‘She’s not my type’: Donald Trump on sexual assault allegations by US writer
Washington: US President Donald Trump on Monday once again vigorously denied allegations by a magazine advice columnist that he sexually assaulted her in the 1990s in a New York department store dressing room, adding: “She’s not my type.”
Trump made the comment in an interview with The Hill, a political news outlet, that touched on the allegations from E. Jean Carroll, who says in her new book that the alleged rape occurred in the mid-1990s.
“I’ll say it with great respect: Number one, she’s not my type. Number two, it never happened. It never happened, OK?” Trump said in the interview, which was conducted in the Oval Office.

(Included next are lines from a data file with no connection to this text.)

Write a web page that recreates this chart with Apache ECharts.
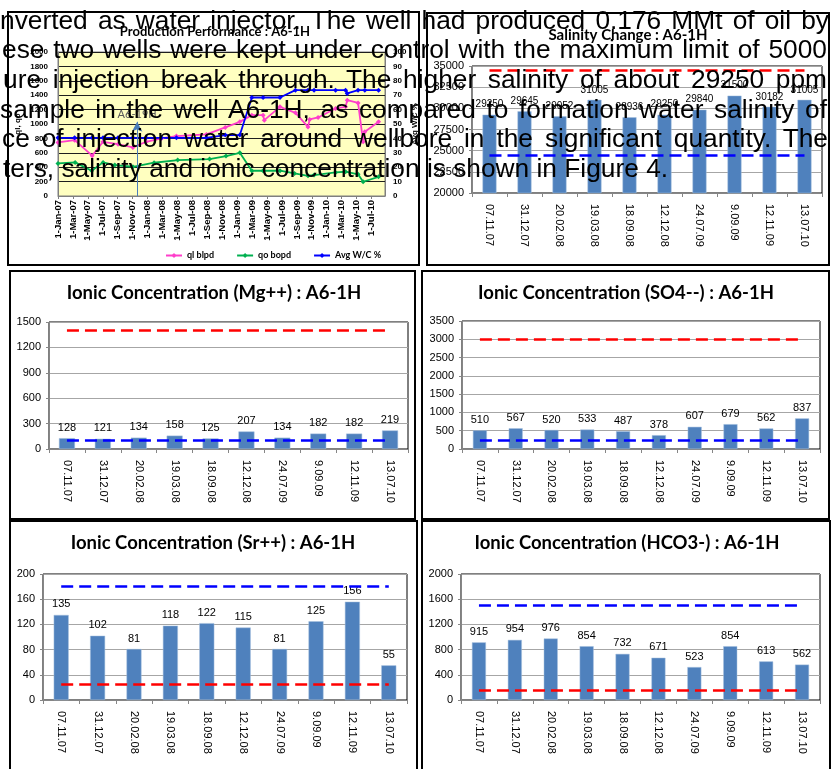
<!DOCTYPE html>
<html>
<head>
<meta charset="utf-8">
<script src="https://cdn.jsdelivr.net/npm/echarts@6/dist/echarts.min.js"></script>
<style>
html, body { margin: 0; padding: 0; background: #fff; }
#wrap { position: relative; width: 836px; height: 769px; overflow: hidden; }
#chart { position: absolute; left: 0; top: 0; width: 836px; height: 769px; }
.txt { position: absolute; font-family: 'Liberation Sans', Arial, sans-serif; font-size: 26.3px; line-height: 26px; color: #000; white-space: nowrap; transform-origin: 0 0; }
</style>
</head>
<body>
<div id="wrap">
  <div id="chart"></div>
  <div id="overlay"></div>
</div>
<script>
// ---- production data ----
const qlDates = ['2007-01-01','2007-03-08','2007-05-19','2007-07-02','2007-09-02','2007-11-02','2007-12-26','2008-02-26','2008-04-27','2008-08-28','2008-11-13','2009-01-12','2009-02-28','2009-04-15','2009-04-20','2009-06-23','2009-08-26','2009-10-16','2009-10-23','2009-11-26','2010-02-06','2010-03-17','2010-03-24','2010-05-07','2010-05-28','2010-06-04','2010-07-30'];
const qlValues = [744,776,560,753,720,675,753,800,832,855,952,1030,1123,1123,1053,1238,1155,960,1063,1091,1216,1238,1331,1293,753,891,1030];
const qoDates = ['2007-01-01','2007-03-10','2007-05-17','2007-07-02','2007-08-20','2007-11-02','2008-01-28','2008-05-02','2008-09-10','2008-11-16','2009-01-12','2009-02-28','2009-04-15','2009-06-23','2009-08-22','2009-10-16','2009-11-10','2010-02-06','2010-03-17','2010-05-07','2010-05-28','2010-07-30'];
const qoValues = [453,467,351,467,430,406,462,499,513,554,600,351,351,351,314,281,291,328,337,301,198,267];
const wcDates = ['2007-01-01','2007-03-08','2007-05-19','2007-07-02','2007-09-02','2007-11-02','2007-12-26','2008-02-26','2008-04-27','2008-08-28','2008-11-13','2009-01-12','2009-02-28','2009-04-15','2009-06-23','2009-08-26','2009-10-16','2009-11-10','2010-02-06','2010-03-17','2010-03-24','2010-05-07','2010-06-04','2010-07-30'];
const wcValues = [40.4,40.4,40.4,40.4,40.4,40.4,40.4,40.4,40.4,40.4,42.3,42.3,68.4,68.4,68.4,73.5,73.5,73.5,73.5,73.5,71.2,73.5,73.5,73.5];
const injectorDate = '2007-11-19';
const injectorTop = 1030;

// ---- sample data ----
const sampleDates = ['07.11.07','31.12.07','20.02.08','19.03.08','18.09.08','12.12.08','24.07.09','9.09.09','12.11.09','13.07.10'];
const salinity = [29250,29645,29052,31005,28936,29250,29840,31500,30182,31005];
const mgValues = [128,121,134,158,125,207,134,182,182,219];
const so4Values = [510,567,520,533,487,378,607,679,562,837];
const srValues = [135,102,81,118,122,115,81,125,156,55];
const hco3Values = [915,954,976,854,732,671,523,854,613,562];
// [red limit, blue limit]
const salinityLimits = [34500, 24500];
const mgLimits = [1400, 100];
const so4Limits = [3000, 250];
const srLimits = [25, 180];
const hco3Limits = [160, 1500];

const MONTHS = ['Jan','Feb','Mar','Apr','May','Jun','Jul','Aug','Sep','Oct','Nov','Dec'];
const FONT = "'Liberation Sans', Arial, sans-serif";
const TFONT = "Lato, 'Liberation Sans', sans-serif";
const BAR = '#4F81BD';
const plain = v => String(v);

function monthPos(s) {
  const [y, m, d] = s.split('-').map(Number);
  const days = new Date(y, m, 0).getDate();
  return (y - 2007) * 12 + (m - 1) + (d - 1) / days;
}
function pairs(dates, vals) {
  return dates.map((d, i) => [monthPos(d), vals[i]]);
}

const option = {
  animation: false,
  backgroundColor: '#fff',
  title: [],
  grid: [],
  xAxis: [],
  yAxis: [],
  series: [],
  legend: {
    data: ['ql blpd', 'qo bopd', 'Avg W/C %'],
    left: 160, top: 246,
    itemWidth: 16, itemHeight: 6, itemGap: 22,
    textStyle: { fontSize: 9, fontWeight: 'bold', fontFamily: TFONT, color: '#000' }
  },
  graphic: []
};

function addTitle(text, cx, cy, size) {
  option.title.push({
    text, left: cx, top: cy - size / 2, textAlign: 'center', padding: 0,
    textStyle: { fontFamily: TFONT, fontWeight: 'bold', fontSize: size, color: '#000' }
  });
}

// ---- production performance ----
option.grid.push({ left: 58, top: 52, width: 327, height: 144, show: true,
  backgroundColor: '#FFFFC0', borderColor: '#7F7F7F', borderWidth: 1, outerBoundsMode: 'none' });
option.xAxis.push({
  type: 'value', gridIndex: 0, min: 0, max: 43.8, interval: 2,
  axisLine: { show: true, onZero: false, lineStyle: { color: '#7F7F7F' } },
  axisTick: { show: true, length: 3, lineStyle: { color: '#7F7F7F' } },
  splitLine: { show: false },
  axisLabel: {
    rotate: 90, margin: 4, fontSize: 9.5, fontWeight: 'bold', color: '#000', fontFamily: FONT,
    showMaxLabel: false,
    formatter: v => '1-' + MONTHS[Math.round(v) % 12] + '-' + String(7 + Math.floor(Math.round(v) / 12)).padStart(2, '0')
  }
});
option.yAxis.push({
  type: 'value', gridIndex: 0, min: 0, max: 2000, interval: 200,
  name: 'ql, qo', nameLocation: 'middle', nameGap: 36,
  nameTextStyle: { fontSize: 8, fontWeight: 'bold', color: '#000', fontFamily: FONT },
  axisLine: { show: true, lineStyle: { color: '#7F7F7F' } },
  axisTick: { show: false },
  splitLine: { lineStyle: { color: '#1E1E1E', width: 1 } },
  axisLabel: { fontSize: 8, fontWeight: 'bold', color: '#000', margin: 10, fontFamily: FONT, formatter: plain }
});
option.yAxis.push({
  type: 'value', gridIndex: 0, position: 'right', min: 0, max: 100, interval: 10,
  name: 'Avg W/C %', nameLocation: 'middle', nameGap: 26, nameRotate: 90,
  nameTextStyle: { fontSize: 8, fontWeight: 'bold', color: '#000', fontFamily: FONT },
  axisLine: { show: true, lineStyle: { color: '#7F7F7F' } },
  axisTick: { show: false },
  splitLine: { show: false },
  axisLabel: { fontSize: 8, fontWeight: 'bold', color: '#000', margin: 8, fontFamily: FONT, formatter: plain }
});
const lineStyleOf = c => ({
  type: 'line', xAxisIndex: 0, symbol: 'diamond', symbolSize: 5,
  itemStyle: { color: c }, lineStyle: { color: c, width: 1.8 }
});
option.series.push(Object.assign(lineStyleOf('#FF3ECB'), {
  name: 'ql blpd', yAxisIndex: 0, data: pairs(qlDates, qlValues),
  markLine: {
    silent: true, symbol: ['none', 'arrow'], symbolSize: [8, 10],
    lineStyle: { color: '#4A7EBB', width: 1, type: 'solid' },
    label: { show: true, position: 'end', formatter: 'A6-19H', color: '#595959', fontSize: 11, fontFamily: TFONT, distance: 2 },
    data: [[{ coord: [monthPos(injectorDate), 0] }, { coord: [monthPos(injectorDate), injectorTop] }]]
  }
}));
option.series.push(Object.assign(lineStyleOf('#00B050'), {
  name: 'qo bopd', yAxisIndex: 0, data: pairs(qoDates, qoValues)
}));
option.series.push(Object.assign(lineStyleOf('#0000FF'), {
  name: 'Avg W/C %', yAxisIndex: 1, data: pairs(wcDates, wcValues)
}));
addTitle('Production Performance : A6-1H', 215, 32, 13);

// ---- bar panels ----
function barPanel(box, values, yMin, yMax, yStep, limits, title, tcx, tcy, tsize, labelSize, barW) {
  const gi = option.grid.length;
  option.grid.push({ left: box[0], top: box[1], width: box[2], height: box[3], show: true,
    backgroundColor: '#fff', borderColor: '#000', borderWidth: 1, outerBoundsMode: 'none' });
  option.xAxis.push({
    type: 'category', gridIndex: gi, data: sampleDates,
    axisLine: { show: true, lineStyle: { color: '#868686' } },
    axisTick: { show: true, length: 4, lineStyle: { color: '#868686' } },
    axisLabel: { rotate: -90, margin: 11, fontSize: 11, color: '#000', fontFamily: FONT }
  });
  const yi = option.yAxis.length;
  option.yAxis.push({
    type: 'value', gridIndex: gi, min: yMin, max: yMax, interval: yStep,
    axisLine: { show: true, lineStyle: { color: '#868686' } },
    axisTick: { show: true, length: 3, lineStyle: { color: '#868686' } },
    splitLine: { lineStyle: { color: '#A6A6A6', width: 1 } },
    axisLabel: { fontSize: 11, color: '#000', margin: 8, fontFamily: FONT, formatter: plain }
  });
  const first = sampleDates[0], last = sampleDates[sampleDates.length - 1];
  option.series.push({
    type: 'bar', xAxisIndex: option.xAxis.length - 1, yAxisIndex: yi,
    data: values, barWidth: barW,
    itemStyle: { color: BAR, borderColor: '#A7C0DE', borderWidth: 0.5 },
    label: { show: true, position: 'top', distance: 5, fontSize: labelSize, color: '#000', fontFamily: FONT },
    markLine: {
      silent: true, symbol: ['none', 'none'], label: { show: false },
      data: [
        [{ xAxis: first, yAxis: limits[0], lineStyle: { color: '#FF0000', width: 2.6, type: [12, 6] } },
         { xAxis: last, yAxis: limits[0] }],
        [{ xAxis: first, yAxis: limits[1], lineStyle: { color: '#0000FF', width: 2.6, type: [12, 6] } },
         { xAxis: last, yAxis: limits[1] }]
      ]
    }
  });
  addTitle(title, tcx, tcy, tsize);
}

barPanel([472, 66, 350, 127], salinity, 20000, 35000, 2500, salinityLimits, 'Salinity Change : A6-1H', 628, 35, 15, 10, 14);
barPanel([49, 322, 359, 127], mgValues, 0, 1500, 300, mgLimits, 'Ionic Concentration (Mg++) : A6-1H', 214, 293, 18.5, 11, 16);
barPanel([462, 321, 358, 128], so4Values, 0, 3500, 500, so4Limits, 'Ionic Concentration (SO4--) : A6-1H', 626, 293, 18.5, 11, 14);
barPanel([43, 574, 364, 126], srValues, 0, 200, 40, srLimits, 'Ionic Concentration (Sr++) : A6-1H', 213, 543, 18.5, 11, 15);
barPanel([461, 574, 359, 126], hco3Values, 0, 2000, 400, hco3Limits, 'Ionic Concentration (HCO3-) : A6-1H', 627, 543, 18.5, 11, 14);

// panel frames
[[8, 12, 411, 253], [427, 13, 402, 252], [10, 271, 405, 248], [422, 271, 407, 248], [10, 521, 407, 252], [422, 521, 408, 252]]
  .forEach(r => option.graphic.push({
    type: 'rect', z: 100, shape: { x: r[0], y: r[1], width: r[2], height: r[3] },
    style: { fill: 'none', stroke: '#000', lineWidth: 2 }
  }));

const chart = echarts.init(document.getElementById('chart'));
chart.setOption(option);

// ---- page text lying over the figure ----
const textLines = [
  { t: 'nverted as water injector. The well had produced 0.176 MMt of oil by', x0: 0, x1: 829, base: 28 },
  { t: 'ese two wells were kept under control with the maximum limit of 5000', x0: 2, x1: 827, base: 57 },
  { t: 'ure injection break through. The higher salinity of about 29250 ppm', x0: 3, x1: 827, base: 87 },
  { t: 'sample in the well A6-1H, as compared to formation water salinity of', x0: 0, x1: 827, base: 117 },
  { t: 'ce of injection water around wellbore in the significant quantity. The', x0: 2, x1: 828, base: 146 },
  { t: 'ters, salinity and ionic concentration is shown in Figure 4.', x0: 3, x1: null, base: 176 }
];
const overlay = document.getElementById('overlay');
textLines.forEach(l => {
  const s = document.createElement('span');
  s.className = 'txt';
  s.textContent = l.t;
  s.style.left = l.x0 + 'px';
  s.style.top = (l.base - 21) + 'px';
  overlay.appendChild(s);
  if (l.x1 !== null) {
    const natural = s.getBoundingClientRect().width;
    const target = l.x1 - l.x0;
    const gaps = l.t.split(' ').length - 1;
    if (natural > target) {
      s.style.transform = 'scaleX(' + (target / natural) + ')';
    } else {
      s.style.wordSpacing = ((target - natural) / gaps) + 'px';
    }
  }
});
</script>
</body>
</html>
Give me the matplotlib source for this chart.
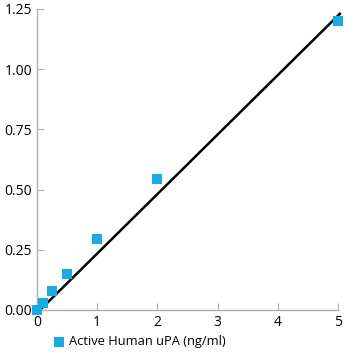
import matplotlib
matplotlib.use('Agg')
import matplotlib.pyplot as plt

# dados
conc = [0, 0.1, 0.25, 0.5, 1, 2, 5]
od = [0.0, 0.03, 0.078, 0.15, 0.295, 0.545, 1.20]
fit_x = [0.05, 5.03]
fit_y = [0.0, 1.23]
xticks = [0, 1, 2, 3, 4, 5]
yticks = [0.0, 0.25, 0.5, 0.75, 1.0, 1.25]
ytick_labels = ['0.00', '0.25', '0.50', '0.75', '1.00', '1.25']

plt.rcParams['font.family'] = ['Open Sans', 'DejaVu Sans']
cor = '#1aaae2'
cinza = '#b0b0b0'

fig = plt.figure(figsize=(3.6, 3.6), dpi=100)
ax = fig.add_axes([0.103, 0.139, 0.836, 0.836])

ax.plot(fit_x, fit_y, color='black', lw=1.8, clip_on=False, zorder=2)
ax.scatter(conc, od, marker='s', s=60, color=cor, linewidths=0,
           clip_on=False, zorder=3, label='Active Human uPA (ng/ml)')

ax.set_xlim(0, 5)
ax.set_ylim(0, 1.25)
ax.set_xticks(xticks)
ax.set_yticks(yticks)
ax.set_yticklabels(ytick_labels)

for s in ['top', 'right']:
    ax.spines[s].set_visible(False)
for s in ['left', 'bottom']:
    ax.spines[s].set_color(cinza)
    ax.spines[s].set_linewidth(1)
ax.tick_params(direction='in', length=5, color=cinza, labelsize=10, pad=3.5)

fig.legend(loc='lower left', bbox_to_anchor=(0.097, 0.0), frameon=False,
           fontsize=9.3, handletextpad=-0.3, markerscale=0.9)

plt.savefig('out.png', dpi=100)
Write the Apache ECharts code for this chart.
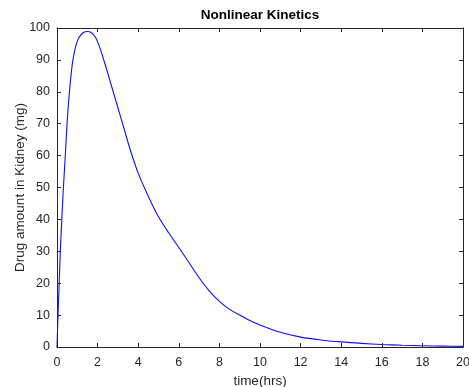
<!DOCTYPE html>
<html>
<head>
<meta charset="utf-8">
<script src="https://cdn.jsdelivr.net/npm/echarts@6/dist/echarts.min.js"></script>
<style>html,body{margin:0;padding:0;background:#fff}#c{width:469px;height:387px}</style>
</head>
<body>
<div id="c"></div>
<script>
var timeHrs = [0,0.05,0.1,0.15,0.2,0.3,0.4,0.5,0.6,0.75,0.9,1.0,1.1,1.3,1.5,1.7,1.9,2.1,2.4,2.7,3.0,3.3,3.6,4.0,4.5,5.0,5.5,6.0,6.5,7.0,7.5,8.0,8.5,9.0,9.5,10,11,12,13,14,15,16,17,18,19,20];
var drugAmount = [0,10,18.5,28,35,48.3,59,70.5,79,88.5,93.8,95.8,97.2,98.6,98.9,98.5,97,94,88,81.5,75,68.5,62,54.5,47.2,40.8,35.8,31.2,26.5,21.7,17.6,14.3,11.8,10.0,8.3,6.9,4.6,3.1,2.2,1.6,1.15,0.8,0.55,0.4,0.28,0.2];
var xTicks = [0,2,4,6,8,10,12,14,16,18,20];
var yTicks = [0,10,20,30,40,50,60,70,80,90,100];

var font = 'Arial, "Liberation Sans", Helvetica, sans-serif';
var axisColor = '#262626';
var pts = timeHrs.map(function(t,i){return [t, drugAmount[i]];});

function xAx(pos, show){
  return {type:'value', position:pos, min:xTicks[0], max:xTicks[xTicks.length-1], interval:xTicks[1]-xTicks[0],
    axisLine:{show:true, onZero:false, lineStyle:{color:axisColor, width:1}},
    axisTick:{show:true, inside:true, length:4, lineStyle:{color:axisColor}},
    axisLabel:{show:show, color:axisColor, fontFamily:font, fontSize:12.5, margin:9},
    splitLine:{show:false},
    name: show ? 'time(hrs)' : '', nameLocation:'middle', nameGap:27, nameMoveOverlap:false,
    nameTextStyle:{color:axisColor, fontFamily:font, fontSize:13.5}};
}
function yAx(pos, show){
  return {type:'value', position:pos, min:yTicks[0], max:yTicks[yTicks.length-1], interval:yTicks[1]-yTicks[0],
    axisLine:{show:true, onZero:false, lineStyle:{color:axisColor, width:1}},
    axisTick:{show:true, inside:true, length:4, lineStyle:{color:axisColor}},
    axisLabel:{show:show, color:axisColor, fontFamily:font, fontSize:12.5, margin:7},
    splitLine:{show:false},
    name: show ? 'Drug amount in Kidney (mg)' : '', nameLocation:'middle', nameGap:30, nameMoveOverlap:false,
    nameTextStyle:{color:axisColor, fontFamily:font, fontSize:13.5}};
}

var chart = echarts.init(document.getElementById('c'), null, {renderer:'canvas'});
chart.setOption({
  animation:false,
  backgroundColor:'#ffffff',
  title:{text:'Nonlinear Kinetics', left:255, top:3, textAlign:'center',
    textStyle:{fontFamily:font, fontSize:13.5, fontWeight:'bold', color:'#000'}},
  grid:{left:57, right:6, top:28, bottom:40, containLabel:false, outerBoundsMode:'none'},
  xAxis:[xAx('bottom', true), xAx('top', false)],
  yAxis:[yAx('left', true), yAx('right', false)],
  series:[{type:'line', data:pts, smooth:0.3, showSymbol:false, symbol:'none',
    lineStyle:{color:'#1010f0', width:1.1}, xAxisIndex:0, yAxisIndex:0}]
});
</script>
</body>
</html>
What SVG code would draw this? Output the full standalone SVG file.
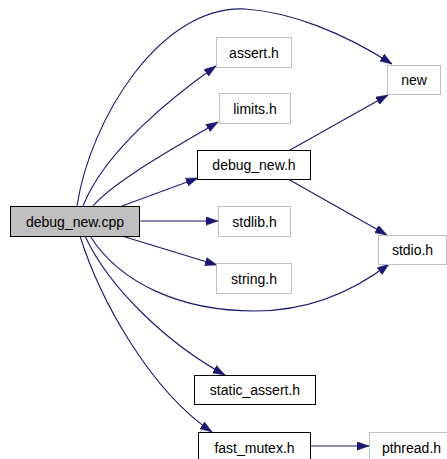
<svg xmlns="http://www.w3.org/2000/svg" width="447" height="459" viewBox="0 0 447 459">
<style>
.n rect{fill:#ffffff;stroke:#000000;stroke-width:1}
.n.g rect{stroke:#bfbfbf}
.n.root rect{fill:#bfbfbf;stroke:#000000}
.n text{font-family:"Liberation Sans",Arial,sans-serif;font-size:14px;fill:#000000;text-anchor:middle}
.e path{fill:none;stroke:#191970;stroke-width:1.1}
</style>
<defs>
<marker id="ah" markerWidth="13" markerHeight="10" refX="12" refY="4.5" orient="auto" markerUnits="userSpaceOnUse">
<path d="M0,0.3 L12,4.5 L0,8.7 z" fill="#191970" stroke="#191970" stroke-width="0.5"/>
</marker>
</defs>
<rect width="447" height="459" fill="#ffffff"/>
<g id="connectors" class="e">
<path marker-end="url(#ah)" d="M77,206 C90,120 160,5 245,9 C290,12 342,32 392,64"/>
<path marker-end="url(#ah)" d="M83,206 C105,150 175,95 216,66"/>
<path marker-end="url(#ah)" d="M93,206 C115,180 180,145 218,122"/>
<path marker-end="url(#ah)" d="M122,206 L198,178"/>
<path marker-end="url(#ah)" d="M139,221 L218,221"/>
<path marker-end="url(#ah)" d="M122,236 L217,265"/>
<path marker-end="url(#ah)" d="M90,236 C120,283 180,311 255,311 C310,311 355,290 389,264"/>
<path marker-end="url(#ah)" d="M85,236 C110,290 170,345 225,375"/>
<path marker-end="url(#ah)" d="M80,236 C100,300 150,390 212,432"/>
<path marker-end="url(#ah)" d="M290,150 L388,95"/>
<path marker-end="url(#ah)" d="M288,179 L387,235"/>
<path marker-end="url(#ah)" d="M311,446 L369,446"/>
</g>
<g id="debug_new_cpp" class="n root"><rect x="10.5" y="206.5" width="129" height="30"/><text x="75" y="226.5">debug_new.cpp</text></g>
<g id="assert_h" class="n g"><rect x="216.5" y="37.5" width="75" height="30"/><text x="254" y="57.5">assert.h</text></g>
<g id="limits_h" class="n g"><rect x="219.5" y="93.5" width="71" height="30"/><text x="255" y="113.5">limits.h</text></g>
<g id="debug_new_h" class="n"><rect x="197.5" y="150.5" width="113" height="29"/><text x="254" y="170">debug_new.h</text></g>
<g id="stdlib_h" class="n g"><rect x="218.5" y="206.5" width="72" height="30"/><text x="254.5" y="226.5">stdlib.h</text></g>
<g id="string_h" class="n g"><rect x="216.5" y="263.5" width="75" height="30"/><text x="254" y="283.5">string.h</text></g>
<g id="new" class="n g"><rect x="387.5" y="65.5" width="53" height="29"/><text x="414" y="85">new</text></g>
<g id="stdio_h" class="n g"><rect x="378.5" y="235.5" width="68" height="29"/><text x="412.5" y="255">stdio.h</text></g>
<g id="static_assert_h" class="n"><rect x="194.5" y="375.5" width="121" height="29"/><text x="255" y="395">static_assert.h</text></g>
<g id="fast_mutex_h" class="n"><rect x="198.5" y="432.5" width="112" height="30"/><text x="254.5" y="452.5">fast_mutex.h</text></g>
<g id="pthread_h" class="n g"><rect x="369.5" y="432.5" width="84" height="30"/><text x="411.5" y="452.5">pthread.h</text></g>
</svg>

The President added that Carroll was “totally lying” when she made her claims.
“I know nothing about this woman. I know nothing about her,” he said.
Carroll’s account, revealed last week in an excerpt of her new book that was published by New York magazine, makes her at least the 16th woman to have accused Trump of sexual misconduct before he became president.
She said that in a chance encounter at the Bergdorf Goodman store in Manhattan, Trump -- then a real estate developer -- asked her for advice on buying lingerie for an unnamed woman.
Then jokingly, they each suggested that the other should try it on.
“The moment the dressing-room door is closed, he lunges at me, pushes me against the wall, hitting my head quite badly, and puts his mouth against my lips,” wrote Carroll, who works for Elle magazine.
Pinning her against the wall, Carroll said, Trump proceeded to pull down her tights, unzip his pants and penetrate her -- all while himself fully dressed -- until she finally managed to push him out and run from the dressing room.
On Monday, Carroll told CNN that he “just went at it” after he cornered her.
“It was a fight,” she said.
“With all the 15 women or 16 who have come forward, it’s the same. He denies it. He turns it around. He attacks. And he threatens.”
Carroll never went to the police because, she said, she was afraid of repercussions.